2. A resistive voltage divider within

Although there is a mention about the impedance compensator on the user manual of MDR-F1, the description is just too vague to correctly identify what it is.

"In full open air type headphones, impedance around f0 fluctuates, thus the output impedance of the audio player affects the sound reproduced by the headphones...Conventional full open air type headphones need to be connected to speaker output terminals or to be driven by a special amplifier in order to reproduce intended quality sound. The MDR-F1 does not need special connections because they have impedance compensator which eliminate the variation of sound quality created by amplifier output impedance."

So the compensator's role is to help maintain linearity in the low frequency, regardless of the source impedance of which the headphone is connected to. Basically, SONY is claiming that MDR-F1 and MDR-MA900 operate free from damping-related response errors.

In order to further investigate the technology, with a friendly advice from my dear friend, ソノベ-san, the very patent that deals with this compensator has been tracked down: 特開平09-307980. 

According to SONY, the impedance compensator is simply a resistive voltage divider with a pair of 22 Ω resistors installed in parallel on each channel. With a simple formula, a consequential source impedance can be calculated:

Zo = (R1 * R2) / (R1 + R2)

And this is why MDR-F1 & MDR-MA900's rated impedances are both 12 Ω.

So how does it work?
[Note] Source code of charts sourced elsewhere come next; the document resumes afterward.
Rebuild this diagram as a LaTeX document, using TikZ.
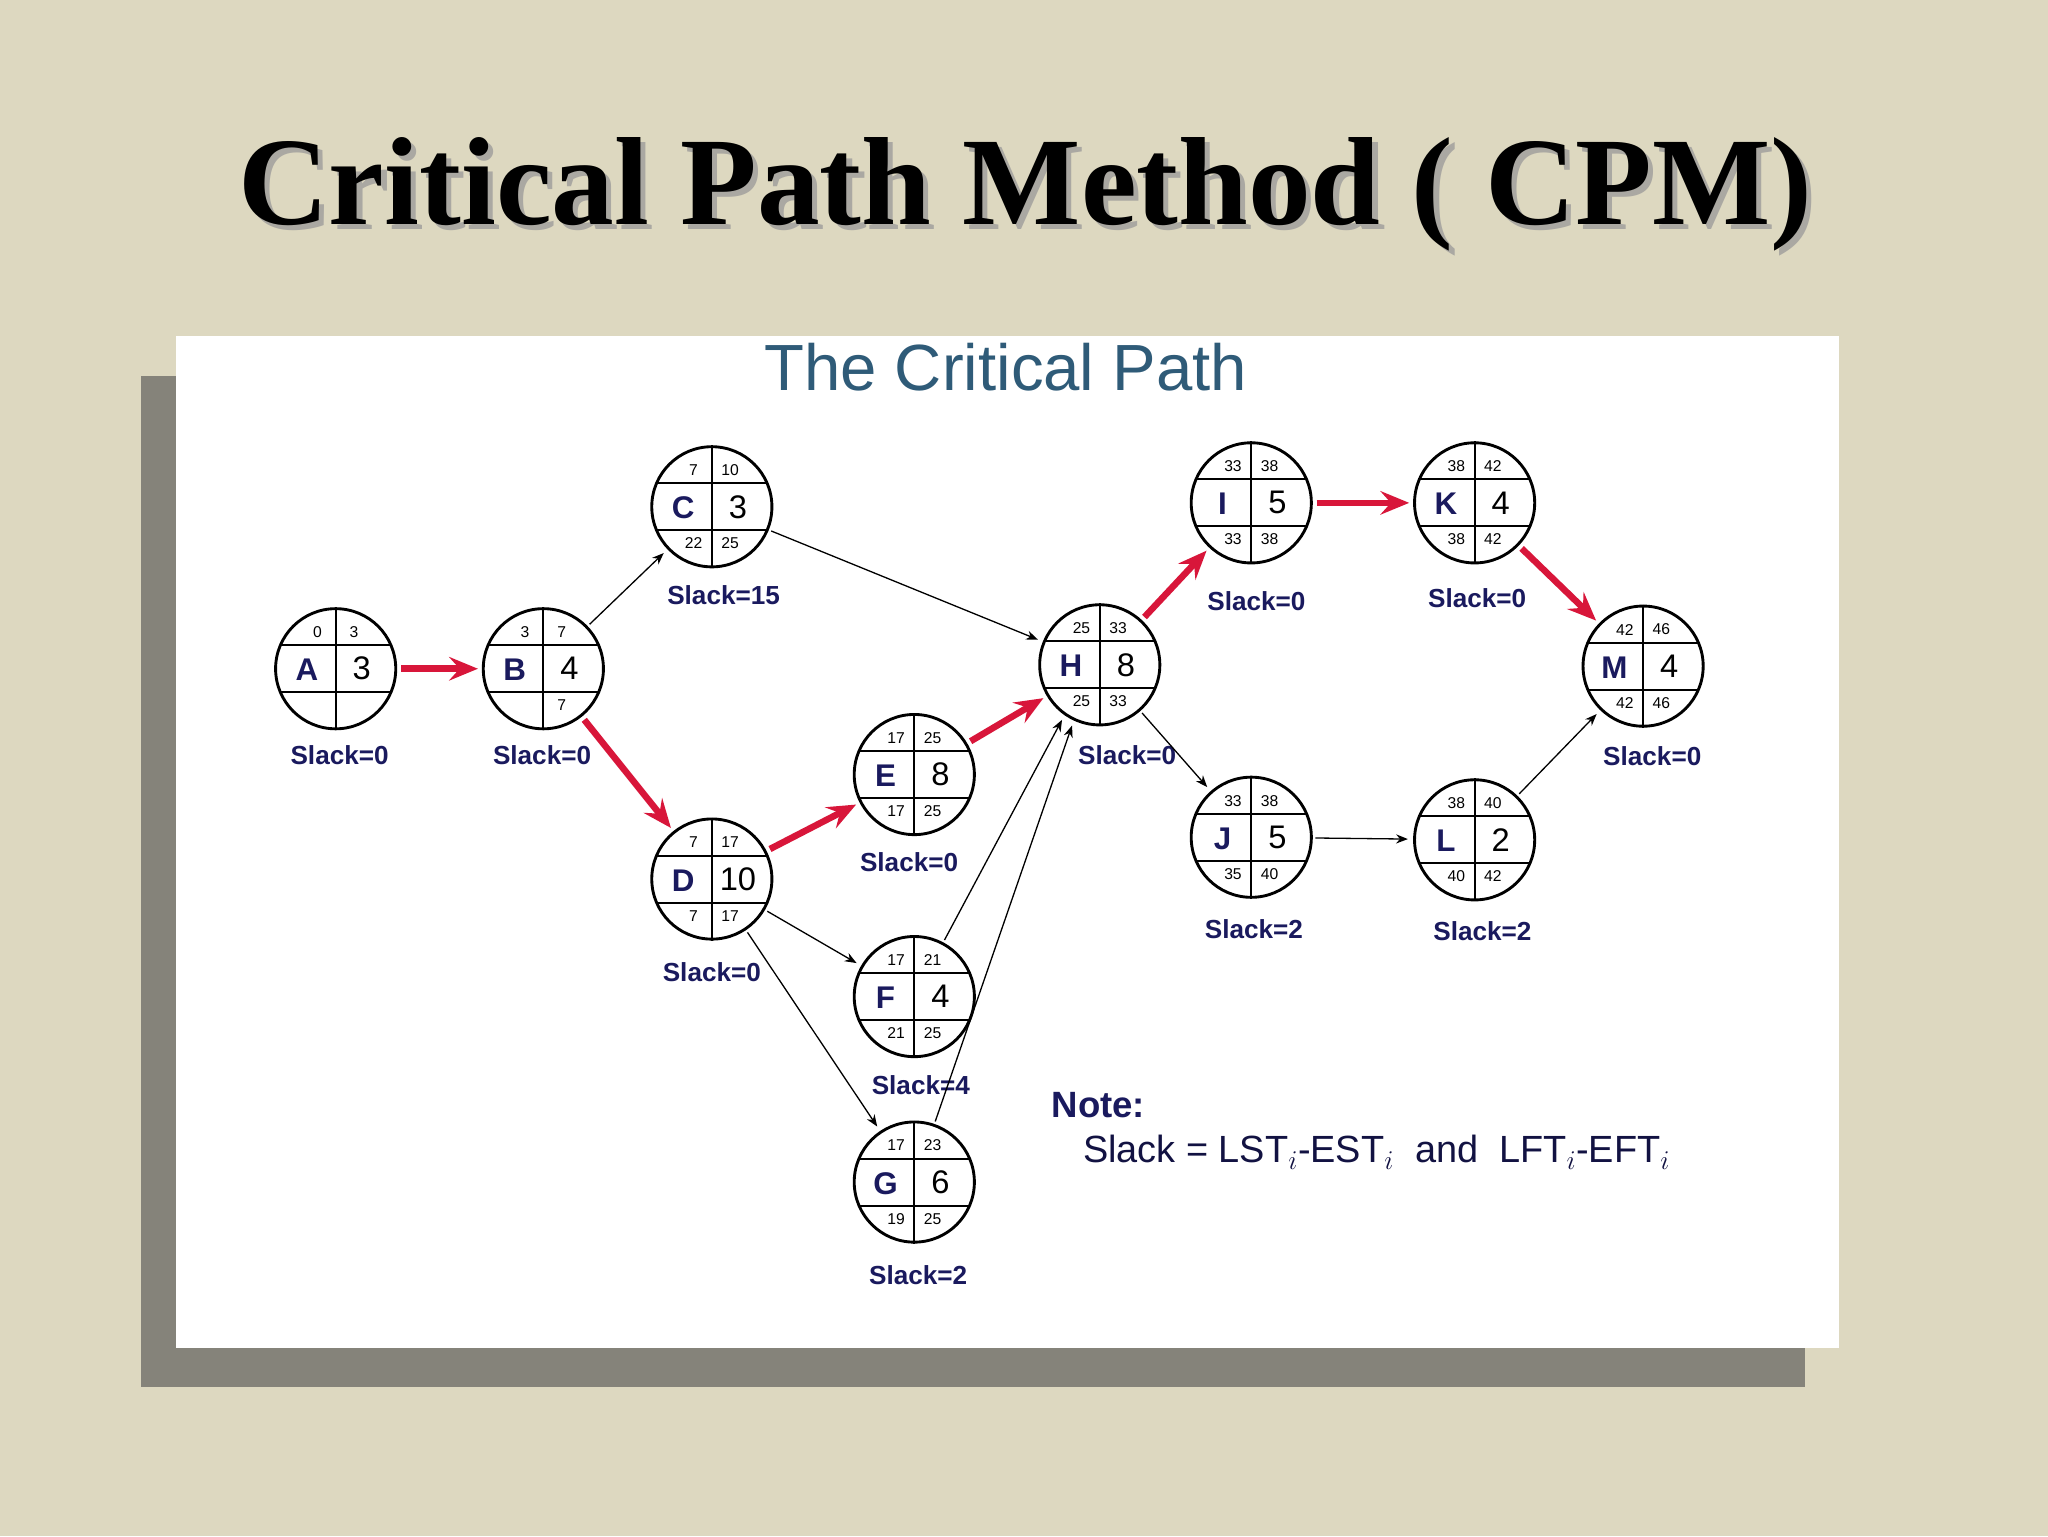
\documentclass[tikz,border=0pt]{standalone}
\usepackage{fontspec}
\setmainfont{Liberation Serif}
\setsansfont{Liberation Sans}
\usetikzlibrary{arrows.meta,calc}
\definecolor{bgc}{HTML}{DDD8C0}
\definecolor{shad}{HTML}{85837A}
\definecolor{navy}{HTML}{1A1A5E}
\definecolor{subt}{HTML}{2F5B78}
\definecolor{cred}{HTML}{D8163A}
\newcommand{\cpmnode}[9]{%
  \node[circle,draw,line width=2.2pt,minimum size=92pt,inner sep=0pt] (#1) at (#2,#3) {};
  \draw[line width=1.5pt] (#1.north) -- (#1.south);
  \draw[line width=1.5pt] ($(#1.center)+(-43,-18)$) -- ($(#1.center)+(43,-18)$);
  \draw[line width=1.5pt] ($(#1.center)+(-43,18)$) -- ($(#1.center)+(43,18)$);
  \node[small] at ($(#1.center)+(-14,-28)$) {#6};
  \node[small] at ($(#1.center)+(14,-28)$) {#7};
  \node[small] at ($(#1.center)+(-14,28)$) {#8};
  \node[small] at ($(#1.center)+(14,28)$) {#9};
  \node[letter] at ($(#1.center)+(-22,1)$) {#4};
  \node[dur] at ($(#1.center)+(20,0)$) {#5};
}
\tikzset{
  small/.style={font=\sffamily\fontsize{12}{12}\selectfont,inner sep=0pt},
  letter/.style={font=\sffamily\bfseries\fontsize{24}{24}\selectfont,text=navy,inner sep=0pt},
  dur/.style={font=\sffamily\fontsize{25}{25}\selectfont,inner sep=0pt},
  slack/.style={font=\sffamily\bfseries\fontsize{20}{20}\selectfont,text=navy,inner sep=0pt},
  crit/.style={draw=cred,line width=5pt,-{Stealth[length=22pt,width=18pt,inset=8pt]},shorten <=3pt,shorten >=3pt},
  thin/.style={draw,line width=1pt,-{Stealth[length=9pt,width=7pt]},shorten <=2pt,shorten >=4pt}
}
\begin{document}
\begin{tikzpicture}[x=1pt,y=-1pt]
\fill[bgc] (0,0) rectangle (1568,1176);
\useasboundingbox (0,0) rectangle (1568,1176);
\fill[shad] (108,288) rectangle (1382,1062);
\fill[white] (135,257) rectangle (1408,1032);
\node[font=\bfseries\fontsize{96}{100}\selectfont,text=shad!70] at (789,153) {Critical Path Method ( CPM)};
\node[font=\bfseries\fontsize{96}{100}\selectfont] (title) at (785,149) {Critical Path Method ( CPM)};
\node[font=\sffamily\fontsize{50}{50}\selectfont,text=subt] (sub) at (770,281) {The Critical Path};
\cpmnode{A}{257}{512}{A}{3}{0}{3}{}{}
\cpmnode{B}{416}{512}{B}{4}{3}{7}{}{7}
\cpmnode{C}{545}{388}{C}{3}{7}{10}{22}{25}
\cpmnode{D}{545}{673}{D}{10}{7}{17}{7}{17}
\cpmnode{E}{700}{593}{E}{8}{17}{25}{17}{25}
\cpmnode{F}{700}{763}{F}{4}{17}{21}{21}{25}
\cpmnode{G}{700}{905}{G}{6}{17}{23}{19}{25}
\cpmnode{H}{842}{509}{H}{8}{25}{33}{25}{33}
\cpmnode{I}{958}{385}{I}{5}{33}{38}{33}{38}
\cpmnode{J}{958}{641}{J}{5}{33}{38}{35}{40}
\cpmnode{K}{1129}{385}{K}{4}{38}{42}{38}{42}
\cpmnode{L}{1129}{643}{L}{2}{38}{40}{40}{42}
\cpmnode{M}{1258}{510}{M}{4}{42}{46}{42}{46}
\node[slack] (sA) at (260,578) {Slack=0};
\node[slack] (sB) at (415,578) {Slack=0};
\node[slack] (sC) at (554,456) {Slack=15};
\node[slack] (sD) at (545,744) {Slack=0};
\node[slack] (sE) at (696,660) {Slack=0};
\node[slack] (sF) at (705,831) {Slack=4};
\node[slack] (sG) at (703,976) {Slack=2};
\node[slack] (sH) at (863,578) {Slack=0};
\node[slack] (sI) at (962,460) {Slack=0};
\node[slack] (sJ) at (960,711) {Slack=2};
\node[slack] (sK) at (1131,458) {Slack=0};
\node[slack] (sL) at (1135,713) {Slack=2};
\node[slack] (sM) at (1265,579) {Slack=0};
\draw[crit] (A) -- (B);
\draw[crit] (B) -- (D);
\draw[crit] (D) -- (E);
\draw[crit] (E) -- (H);
\draw[crit] (H) -- (I);
\draw[crit] (I) -- (K);
\draw[crit] (K) -- (M);
\draw[thin] (B) -- (C);
\draw[thin] (C) -- (H);
\draw[thin] (D) -- (F);
\draw[thin] (D) -- (G);
\draw[thin] (F) -- (H.-125);
\draw[thin] (G) -- (H.-115);
\draw[thin] (H) -- (J);
\draw[thin] (J) -- (L);
\draw[thin] (L) -- (M);
\node[anchor=west,font=\sffamily\bfseries\fontsize{28}{28}\selectfont,text=navy,inner sep=0pt] (note) at (805,846) {Note:};
\node[anchor=west,font=\sffamily\fontsize{29}{29}\selectfont,text=navy!70!black,inner sep=0pt] (form) at (829,882) {Slack = LST$_{i}$-EST$_{i}$\ \ and\ \ LFT$_{i}$-EFT$_{i}$};
\end{tikzpicture}
\end{document}
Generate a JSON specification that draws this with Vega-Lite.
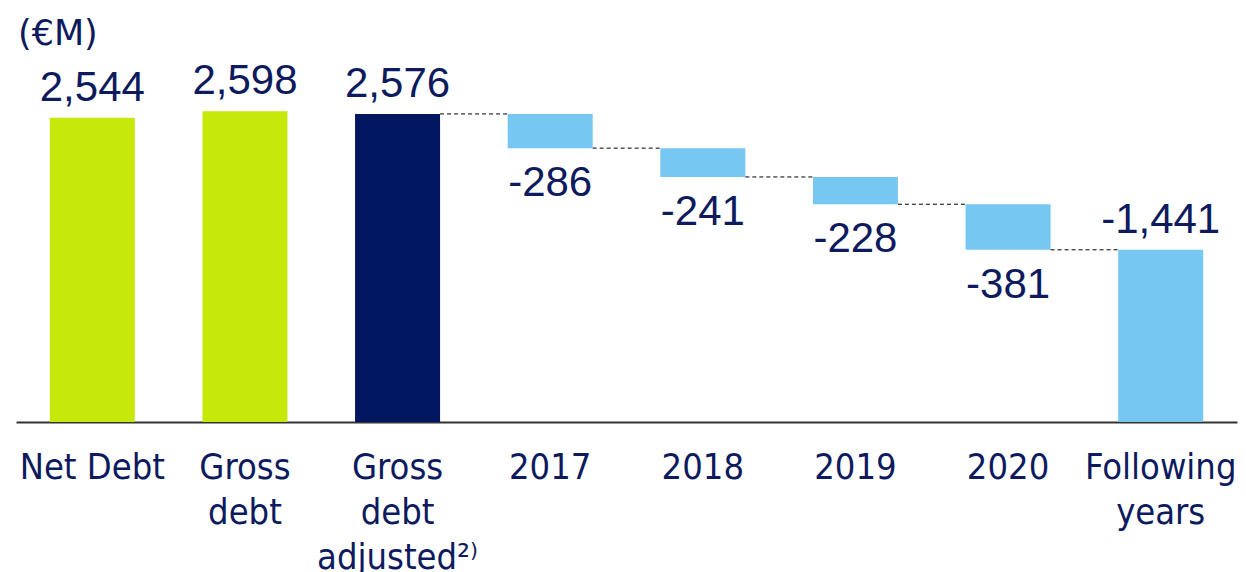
{
  "$schema": "https://vega.github.io/schema/vega-lite/v6.json",
  "width": 1221,
  "height": 362,
  "autosize": {"type": "none"},
  "padding": {"left": 16, "top": 60, "right": 9, "bottom": 150},
  "background": "white",
  "title": {
    "text": "(€M)",
    "anchor": "start",
    "frame": "group",
    "font": "DejaVu Sans",
    "fontSize": 35,
    "fontWeight": "normal",
    "color": "#0D1B5E",
    "offset": 8,
    "dx": 2
  },
  "data": {
    "values": [
      {"cat": "Net Debt", "kind": "Debt", "lo": 0, "hi": 2544, "end": 2544, "label": "2,544", "next": null},
      {"cat": "Gross debt", "kind": "Debt", "lo": 0, "hi": 2598, "end": 2598, "label": "2,598", "next": null},
      {"cat": "Gross debt adjusted²⁾", "kind": "Adjusted", "lo": 0, "hi": 2576, "end": 2576, "label": "2,576", "next": "2017"},
      {"cat": "2017", "kind": "Maturity", "lo": 2290, "hi": 2576, "end": 2290, "label": "-286", "next": "2018"},
      {"cat": "2018", "kind": "Maturity", "lo": 2049, "hi": 2290, "end": 2049, "label": "-241", "next": "2019"},
      {"cat": "2019", "kind": "Maturity", "lo": 1821, "hi": 2049, "end": 1821, "label": "-228", "next": "2020"},
      {"cat": "2020", "kind": "Maturity", "lo": 1440, "hi": 1821, "end": 1440, "label": "-381", "next": "Following years"},
      {"cat": "Following years", "kind": "Maturity", "lo": 0, "hi": 1440, "end": 0, "label": "-1,441", "next": null}
    ]
  },
  "encoding": {
    "x": {
      "field": "cat",
      "type": "nominal",
      "sort": null,
      "scale": {"paddingInner": 0.443, "paddingOuter": 0.2215},
      "axis": {
        "title": null,
        "labelAngle": 0,
        "ticks": false,
        "domainColor": "#333333",
        "domainWidth": 2,
        "labelFont": "DejaVu Sans Condensed",
        "labelFontSize": 36,
        "labelColor": "#0D1B5E",
        "labelBaseline": "top",
        "labelLineHeight": 45,
        "labelPadding": 28,
        "labelLimit": 400,
        "labelOverlap": false,
        "labelExpr": "datum.value == 'Net Debt' ? datum.value : split(datum.value, ' ')"
      }
    }
  },
  "layer": [
    {
      "mark": {"type": "bar"},
      "encoding": {
        "y": {"field": "lo", "type": "quantitative", "scale": {"domain": [0, 3027], "nice": false}, "axis": null},
        "y2": {"field": "hi"},
        "color": {
          "field": "kind",
          "type": "nominal",
          "scale": {"domain": ["Debt", "Adjusted", "Maturity"], "range": ["#C6E80A", "#00175F", "#76C7F2"]},
          "legend": null
        }
      }
    },
    {
      "transform": [{"filter": "datum.next != null"}],
      "mark": {"type": "rule", "strokeDash": [4, 3], "strokeWidth": 1, "color": "#000000"},
      "encoding": {
        "x": {"field": "cat", "type": "nominal", "sort": null, "bandPosition": 1},
        "x2": {"field": "next", "bandPosition": 0},
        "y": {"field": "end", "type": "quantitative"}
      }
    },
    {
      "transform": [{"filter": "datum.lo == 0"}],
      "mark": {"type": "text", "font": "Liberation Sans", "fontSize": 42, "color": "#0D1B5E", "baseline": "alphabetic", "dy": -17},
      "encoding": {
        "y": {"field": "hi", "type": "quantitative"},
        "text": {"field": "label"}
      }
    },
    {
      "transform": [{"filter": "datum.lo > 0"}],
      "mark": {"type": "text", "font": "Liberation Sans", "fontSize": 42, "color": "#0D1B5E", "baseline": "top", "dy": 15},
      "encoding": {
        "y": {"field": "lo", "type": "quantitative"},
        "text": {"field": "label"}
      }
    }
  ],
  "config": {"view": {"stroke": null}}
}
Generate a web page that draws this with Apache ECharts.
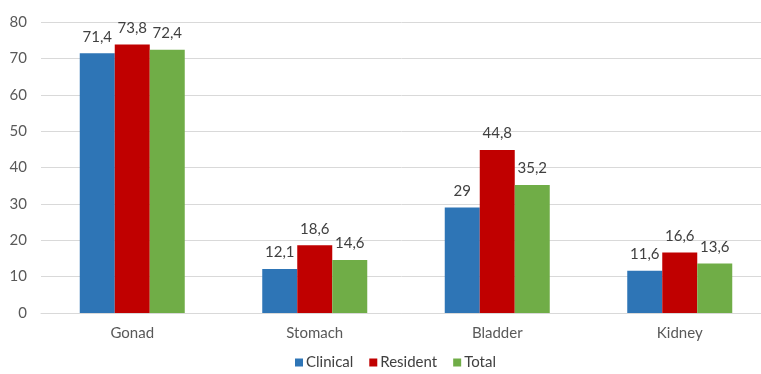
<!DOCTYPE html>
<html>
<head>
<meta charset="utf-8">
<script src="https://cdn.jsdelivr.net/npm/echarts@6/dist/echarts.min.js"></script>
<style>html,body{margin:0;padding:0;background:#fff}#chart{width:761px;height:374px}</style>
</head>
<body>
<div id="chart"></div>
<script>
const categories = ['Gonad', 'Stomach', 'Bladder', 'Kidney'];
const clinical = [71.4, 12.1, 29, 11.6];
const resident = [73.8, 18.6, 44.8, 16.6];
const total = [72.4, 14.6, 35.2, 13.6];
const seriesNames = ['Clinical', 'Resident', 'Total'];
const yTicks = [0, 10, 20, 30, 40, 50, 60, 70, 80];

const font = 'Lato, "Open Sans", sans-serif';
const colors = ['#2E75B6', '#C00000', '#70AD47'];

function barSeries(name, data, color) {
  return {
    name: name,
    type: 'bar',
    data: data,
    barWidth: 35,
    barGap: '0%',
    itemStyle: { color: color },
    label: {
      show: true,
      position: 'top',
      distance: 9,
      color: '#404040',
      fontFamily: font,
      fontSize: 15,
      formatter: p => String(p.value).replace('.', ',')
    }
  };
}

const chart = echarts.init(document.getElementById('chart'));
chart.setOption({
  animation: false,
  color: colors,
  grid: { left: 41, top: 22, width: 730, height: 291, outerBoundsMode: 'none', containLabel: false },
  legend: {
    data: seriesNames,
    left: 290,
    top: 350,
    itemWidth: 8,
    itemHeight: 8,
    itemGap: 16,
    icon: 'rect',
    textStyle: { color: '#404040', fontFamily: font, fontSize: 15, padding: [0, 0, 0, -2] }
  },
  xAxis: {
    type: 'category',
    data: categories,
    axisLine: { lineStyle: { color: '#D9D9D9' } },
    axisTick: { show: false },
    axisLabel: { color: '#595959', fontFamily: font, fontSize: 15, margin: 13 }
  },
  yAxis: {
    type: 'value',
    min: yTicks[0],
    max: yTicks[yTicks.length - 1],
    interval: 10,
    axisLine: { show: false },
    axisTick: { show: false },
    splitLine: { lineStyle: { color: '#D9D9D9' } },
    axisLabel: { color: '#595959', fontFamily: font, fontSize: 15, margin: 14 }
  },
  series: [
    barSeries(seriesNames[0], clinical, colors[0]),
    barSeries(seriesNames[1], resident, colors[1]),
    barSeries(seriesNames[2], total, colors[2])
  ]
});
</script>
</body>
</html>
With this voltage divider, a source impedance of 470 Ω becomes 21 Ω, and the consequential damping error on MDR-F1's output decreases almost in half, from 7 dB to 3.8 dB. While this seems like a brilliant way to minimize the effect of damping, the filter still adds 11 Ω to even a 0 Ω source. That means an expensive, dedicated pure voltage source will be completely wasted: Sound quality compromised for the sake of circumstantial variables. Having an unnecessary resistive voltage divider in an acoustic signal transmission is definitely not a good news for audio enthusiasts, IMO.

Furthermore, this filter totally screwed up my impedance measurement data; the reference load of 100 Ω on my impedance measurement jig has been compensated too! It was measured 17 Ω, which is not correct.

In order to correctly figure out MDR-MA900's true impedance value, a frequency-dependent attenuation calculation shall be applied. By comparing differences between the level of attenuation with a serial resistor loaded/unloaded, MDR-MA900's original impedance comes out to be 8 Ω on each channel.

response error of 2 dB @ f0

In conclusion

SONY MDR-MA900 is like an old-innovation revisited. Even with all the sleek looks, the technology the manufacturer utilized is quite classical. Although these core technologies have been passed down and revamped on later models many times, it seems the designer, 松尾伴大-san, truly wanted to revitalize his master, 投野耕治-san's underrated work, MDR-F1.

So did 松尾-san get what he wanted? Maybe. MDR-MA900's acoustic uniqueness shines off among other open-air headphones for sure. I was not impressed with the original MDR-F1, but MA900 is such a pleasure to listen to. However, he should have considered the fact that most of us audiophiles actually own a dedicated headphone amplifier with an output impedance less than 1 Ω. Considering the MSRP of $299, who would most likely be potential buyers: Audiophiles? or normal users?